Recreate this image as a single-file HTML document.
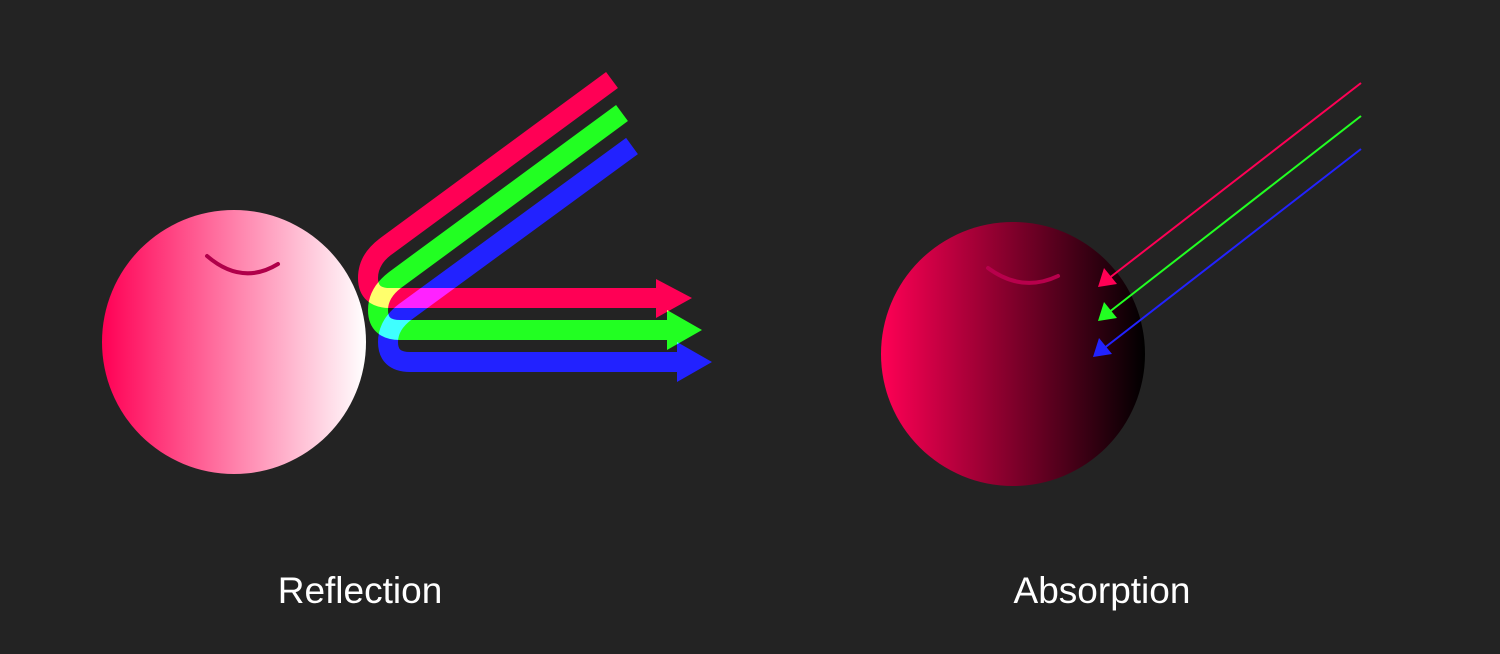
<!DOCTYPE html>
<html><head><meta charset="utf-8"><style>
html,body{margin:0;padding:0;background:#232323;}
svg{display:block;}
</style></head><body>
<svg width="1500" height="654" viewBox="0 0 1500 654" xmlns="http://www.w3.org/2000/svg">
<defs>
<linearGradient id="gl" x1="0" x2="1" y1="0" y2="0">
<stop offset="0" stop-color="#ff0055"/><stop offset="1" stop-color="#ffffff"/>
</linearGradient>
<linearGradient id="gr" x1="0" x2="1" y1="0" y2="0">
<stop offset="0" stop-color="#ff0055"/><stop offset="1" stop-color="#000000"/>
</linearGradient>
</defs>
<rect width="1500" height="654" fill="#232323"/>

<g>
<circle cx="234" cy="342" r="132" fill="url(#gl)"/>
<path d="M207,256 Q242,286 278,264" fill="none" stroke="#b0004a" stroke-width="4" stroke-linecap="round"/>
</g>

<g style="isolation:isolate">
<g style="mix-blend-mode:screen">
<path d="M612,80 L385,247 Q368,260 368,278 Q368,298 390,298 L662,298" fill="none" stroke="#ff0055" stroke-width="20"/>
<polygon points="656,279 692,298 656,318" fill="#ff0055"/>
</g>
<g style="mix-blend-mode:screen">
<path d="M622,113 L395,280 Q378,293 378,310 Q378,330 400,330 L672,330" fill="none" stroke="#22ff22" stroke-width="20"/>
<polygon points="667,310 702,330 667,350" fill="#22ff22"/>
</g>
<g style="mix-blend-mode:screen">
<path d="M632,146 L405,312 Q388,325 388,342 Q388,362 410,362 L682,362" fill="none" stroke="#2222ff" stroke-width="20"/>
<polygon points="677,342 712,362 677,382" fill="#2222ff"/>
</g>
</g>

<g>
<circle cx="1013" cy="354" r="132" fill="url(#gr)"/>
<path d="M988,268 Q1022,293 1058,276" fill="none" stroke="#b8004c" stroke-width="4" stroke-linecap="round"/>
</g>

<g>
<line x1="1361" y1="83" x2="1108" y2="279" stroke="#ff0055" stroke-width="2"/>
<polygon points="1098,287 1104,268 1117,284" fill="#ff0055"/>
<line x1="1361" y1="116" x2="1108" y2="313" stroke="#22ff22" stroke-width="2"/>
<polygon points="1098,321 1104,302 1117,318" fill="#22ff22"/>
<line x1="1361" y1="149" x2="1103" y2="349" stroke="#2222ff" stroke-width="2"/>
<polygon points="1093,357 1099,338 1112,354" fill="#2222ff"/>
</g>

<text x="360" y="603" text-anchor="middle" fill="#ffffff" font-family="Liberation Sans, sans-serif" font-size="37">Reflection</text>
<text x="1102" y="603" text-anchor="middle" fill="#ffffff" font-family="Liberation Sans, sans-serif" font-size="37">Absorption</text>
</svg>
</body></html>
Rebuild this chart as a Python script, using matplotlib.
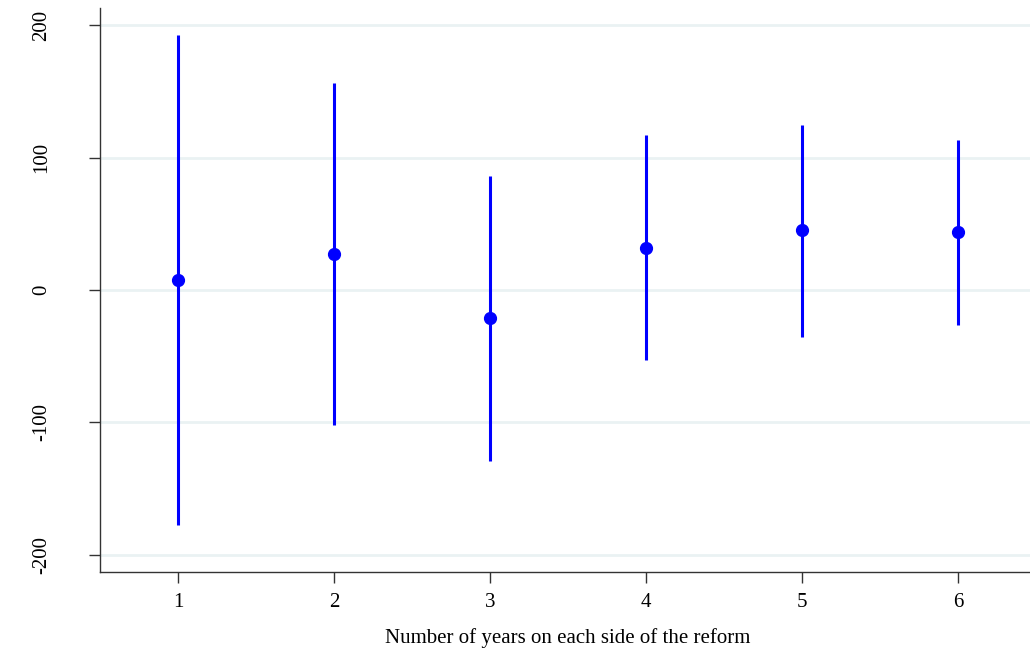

========

Images do not belong in the copy; reproduce all other parts of the records above verbatim.

◆ **SOLUTION BELOW**:
Recreate this image as a single-file HTML document.
<!DOCTYPE html>
<html><head><meta charset="utf-8"><style>
html,body{margin:0;padding:0;background:#232323;}
svg{display:block;}
</style></head><body>
<svg width="1500" height="654" viewBox="0 0 1500 654" xmlns="http://www.w3.org/2000/svg">
<defs>
<linearGradient id="gl" x1="0" x2="1" y1="0" y2="0">
<stop offset="0" stop-color="#ff0055"/><stop offset="1" stop-color="#ffffff"/>
</linearGradient>
<linearGradient id="gr" x1="0" x2="1" y1="0" y2="0">
<stop offset="0" stop-color="#ff0055"/><stop offset="1" stop-color="#000000"/>
</linearGradient>
</defs>
<rect width="1500" height="654" fill="#232323"/>

<g>
<circle cx="234" cy="342" r="132" fill="url(#gl)"/>
<path d="M207,256 Q242,286 278,264" fill="none" stroke="#b0004a" stroke-width="4" stroke-linecap="round"/>
</g>

<g style="isolation:isolate">
<g style="mix-blend-mode:screen">
<path d="M612,80 L385,247 Q368,260 368,278 Q368,298 390,298 L662,298" fill="none" stroke="#ff0055" stroke-width="20"/>
<polygon points="656,279 692,298 656,318" fill="#ff0055"/>
</g>
<g style="mix-blend-mode:screen">
<path d="M622,113 L395,280 Q378,293 378,310 Q378,330 400,330 L672,330" fill="none" stroke="#22ff22" stroke-width="20"/>
<polygon points="667,310 702,330 667,350" fill="#22ff22"/>
</g>
<g style="mix-blend-mode:screen">
<path d="M632,146 L405,312 Q388,325 388,342 Q388,362 410,362 L682,362" fill="none" stroke="#2222ff" stroke-width="20"/>
<polygon points="677,342 712,362 677,382" fill="#2222ff"/>
</g>
</g>

<g>
<circle cx="1013" cy="354" r="132" fill="url(#gr)"/>
<path d="M988,268 Q1022,293 1058,276" fill="none" stroke="#b8004c" stroke-width="4" stroke-linecap="round"/>
</g>

<g>
<line x1="1361" y1="83" x2="1108" y2="279" stroke="#ff0055" stroke-width="2"/>
<polygon points="1098,287 1104,268 1117,284" fill="#ff0055"/>
<line x1="1361" y1="116" x2="1108" y2="313" stroke="#22ff22" stroke-width="2"/>
<polygon points="1098,321 1104,302 1117,318" fill="#22ff22"/>
<line x1="1361" y1="149" x2="1103" y2="349" stroke="#2222ff" stroke-width="2"/>
<polygon points="1093,357 1099,338 1112,354" fill="#2222ff"/>
</g>

<text x="360" y="603" text-anchor="middle" fill="#ffffff" font-family="Liberation Sans, sans-serif" font-size="37">Reflection</text>
<text x="1102" y="603" text-anchor="middle" fill="#ffffff" font-family="Liberation Sans, sans-serif" font-size="37">Absorption</text>
</svg>
</body></html>
Rebuild this chart as a Python script, using matplotlib.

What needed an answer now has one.